++++ Supplied information

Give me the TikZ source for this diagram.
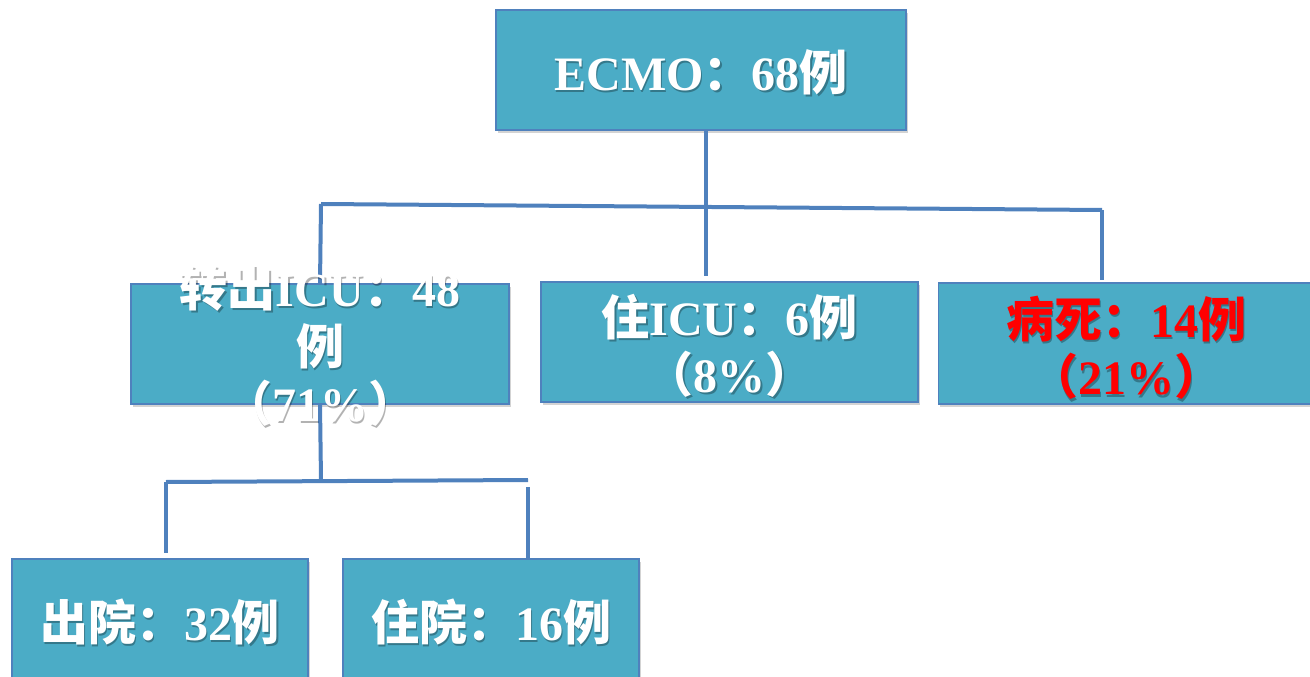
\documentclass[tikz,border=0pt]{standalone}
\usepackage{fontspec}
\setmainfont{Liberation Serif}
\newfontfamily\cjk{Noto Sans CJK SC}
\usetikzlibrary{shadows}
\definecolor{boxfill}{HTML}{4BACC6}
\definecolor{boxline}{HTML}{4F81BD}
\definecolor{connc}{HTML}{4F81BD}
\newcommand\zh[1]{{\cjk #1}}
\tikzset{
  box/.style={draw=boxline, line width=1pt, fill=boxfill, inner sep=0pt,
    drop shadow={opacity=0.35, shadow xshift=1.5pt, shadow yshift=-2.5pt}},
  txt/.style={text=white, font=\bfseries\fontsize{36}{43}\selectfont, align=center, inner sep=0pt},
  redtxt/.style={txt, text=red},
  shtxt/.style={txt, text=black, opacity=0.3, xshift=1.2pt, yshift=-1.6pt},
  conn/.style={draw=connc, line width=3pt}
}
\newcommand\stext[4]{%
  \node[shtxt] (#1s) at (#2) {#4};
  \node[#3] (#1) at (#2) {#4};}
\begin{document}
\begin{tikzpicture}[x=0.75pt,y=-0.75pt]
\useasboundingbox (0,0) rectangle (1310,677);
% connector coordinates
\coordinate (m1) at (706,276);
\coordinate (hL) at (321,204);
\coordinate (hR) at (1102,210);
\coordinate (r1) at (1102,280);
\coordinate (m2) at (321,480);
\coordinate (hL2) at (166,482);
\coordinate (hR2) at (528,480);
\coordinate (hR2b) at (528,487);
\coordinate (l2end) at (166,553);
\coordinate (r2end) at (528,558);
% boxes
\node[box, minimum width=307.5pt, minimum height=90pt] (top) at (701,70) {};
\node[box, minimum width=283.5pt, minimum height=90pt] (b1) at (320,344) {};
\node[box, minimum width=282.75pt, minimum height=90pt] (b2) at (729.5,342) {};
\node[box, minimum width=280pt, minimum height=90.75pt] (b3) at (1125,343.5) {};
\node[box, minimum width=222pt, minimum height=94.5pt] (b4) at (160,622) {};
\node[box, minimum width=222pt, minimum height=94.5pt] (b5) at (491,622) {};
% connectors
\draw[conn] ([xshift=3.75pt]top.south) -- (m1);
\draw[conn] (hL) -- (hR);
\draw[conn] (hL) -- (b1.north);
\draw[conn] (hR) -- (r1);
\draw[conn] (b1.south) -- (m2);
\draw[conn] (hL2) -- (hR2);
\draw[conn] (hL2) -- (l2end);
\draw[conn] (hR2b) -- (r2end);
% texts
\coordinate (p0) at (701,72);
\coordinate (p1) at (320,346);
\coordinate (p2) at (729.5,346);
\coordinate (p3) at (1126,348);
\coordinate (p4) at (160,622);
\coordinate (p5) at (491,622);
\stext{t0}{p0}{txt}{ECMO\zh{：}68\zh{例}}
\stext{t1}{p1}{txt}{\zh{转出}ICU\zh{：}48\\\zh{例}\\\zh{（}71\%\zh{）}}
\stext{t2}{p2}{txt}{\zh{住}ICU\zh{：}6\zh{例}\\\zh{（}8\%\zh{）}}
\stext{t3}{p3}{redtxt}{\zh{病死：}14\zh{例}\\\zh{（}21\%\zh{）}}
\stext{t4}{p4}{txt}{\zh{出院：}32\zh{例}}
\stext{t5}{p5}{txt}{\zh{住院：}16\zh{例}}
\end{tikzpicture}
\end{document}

++++++++

Set problem
Your task is to reproduce all of the material exactly. The pictures stay out.

Full solution
Give me the TikZ source for this diagram.
\documentclass[tikz,border=0pt]{standalone}
\usepackage{fontspec}
\setmainfont{Liberation Serif}
\newfontfamily\cjk{Noto Sans CJK SC}
\usetikzlibrary{shadows}
\definecolor{boxfill}{HTML}{4BACC6}
\definecolor{boxline}{HTML}{4F81BD}
\definecolor{connc}{HTML}{4F81BD}
\newcommand\zh[1]{{\cjk #1}}
\tikzset{
  box/.style={draw=boxline, line width=1pt, fill=boxfill, inner sep=0pt,
    drop shadow={opacity=0.35, shadow xshift=1.5pt, shadow yshift=-2.5pt}},
  txt/.style={text=white, font=\bfseries\fontsize{36}{43}\selectfont, align=center, inner sep=0pt},
  redtxt/.style={txt, text=red},
  shtxt/.style={txt, text=black, opacity=0.3, xshift=1.2pt, yshift=-1.6pt},
  conn/.style={draw=connc, line width=3pt}
}
\newcommand\stext[4]{%
  \node[shtxt] (#1s) at (#2) {#4};
  \node[#3] (#1) at (#2) {#4};}
\begin{document}
\begin{tikzpicture}[x=0.75pt,y=-0.75pt]
\useasboundingbox (0,0) rectangle (1310,677);
% connector coordinates
\coordinate (m1) at (706,276);
\coordinate (hL) at (321,204);
\coordinate (hR) at (1102,210);
\coordinate (r1) at (1102,280);
\coordinate (m2) at (321,480);
\coordinate (hL2) at (166,482);
\coordinate (hR2) at (528,480);
\coordinate (hR2b) at (528,487);
\coordinate (l2end) at (166,553);
\coordinate (r2end) at (528,558);
% boxes
\node[box, minimum width=307.5pt, minimum height=90pt] (top) at (701,70) {};
\node[box, minimum width=283.5pt, minimum height=90pt] (b1) at (320,344) {};
\node[box, minimum width=282.75pt, minimum height=90pt] (b2) at (729.5,342) {};
\node[box, minimum width=280pt, minimum height=90.75pt] (b3) at (1125,343.5) {};
\node[box, minimum width=222pt, minimum height=94.5pt] (b4) at (160,622) {};
\node[box, minimum width=222pt, minimum height=94.5pt] (b5) at (491,622) {};
% connectors
\draw[conn] ([xshift=3.75pt]top.south) -- (m1);
\draw[conn] (hL) -- (hR);
\draw[conn] (hL) -- (b1.north);
\draw[conn] (hR) -- (r1);
\draw[conn] (b1.south) -- (m2);
\draw[conn] (hL2) -- (hR2);
\draw[conn] (hL2) -- (l2end);
\draw[conn] (hR2b) -- (r2end);
% texts
\coordinate (p0) at (701,72);
\coordinate (p1) at (320,346);
\coordinate (p2) at (729.5,346);
\coordinate (p3) at (1126,348);
\coordinate (p4) at (160,622);
\coordinate (p5) at (491,622);
\stext{t0}{p0}{txt}{ECMO\zh{：}68\zh{例}}
\stext{t1}{p1}{txt}{\zh{转出}ICU\zh{：}48\\\zh{例}\\\zh{（}71\%\zh{）}}
\stext{t2}{p2}{txt}{\zh{住}ICU\zh{：}6\zh{例}\\\zh{（}8\%\zh{）}}
\stext{t3}{p3}{redtxt}{\zh{病死：}14\zh{例}\\\zh{（}21\%\zh{）}}
\stext{t4}{p4}{txt}{\zh{出院：}32\zh{例}}
\stext{t5}{p5}{txt}{\zh{住院：}16\zh{例}}
\end{tikzpicture}
\end{document}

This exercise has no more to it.